El caso, insiste, es que se trata de una propiedad suya, que puede incentivar
una mejoría en sus vidas y conformar un sueño. Más detalles sobre esta extraña
situación son sesgados o dispensados por mí, como la justificación de la orden
de alejamiento también contenida en la sentencia (por cierto, que no está en su
poder, al perder todos sus papeles durante no sé cual viaje).
Les he
dado cinco euros sin saber por qué, un acto reflejo e injustificable, en el
momento de despedirnos en la plaza del Mercado de Abastos.
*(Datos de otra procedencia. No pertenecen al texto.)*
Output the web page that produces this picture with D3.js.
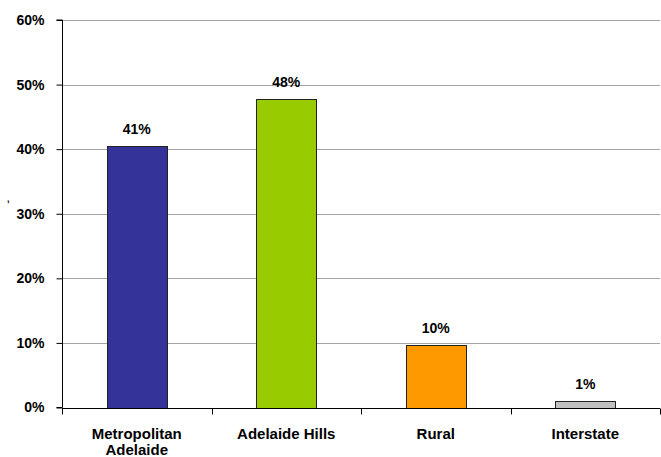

Me he llevado
conmigo, no todo lo farragoso de sus historias, sino ese rebozo y consternación
que les he causado, al remedar a la vecina que otros días les invita y hoy solo
les corresponde con una tortilla de patatas al mediodía. Otra mañana Juan Cala
me dijo, después de que Verónica bajara ojerosa y exhausta tras una noche turbulenta
a causa de las pesadillas, que un comentario simpático mío, le había arrancado
la primera sonrisa en muchos días. Será pues este mi interés. Al hacer algún
comentario simpático o desprenderme oportunamente de alguna calderilla hago
acopio de sonrisas. Es acaso un vicio adquirido provocar este tácito cambalache;
si no, no hay trato. Había un militar, ya jubilado, cristiano y todo eso tan
respetable, que aducía: "Contra el vicio de pedir, la virtud de no
dar". Qué virtud más extraña. Entonces debe ser que contra la virtud de no
pedir, se te puede contagiar el vicio de dar.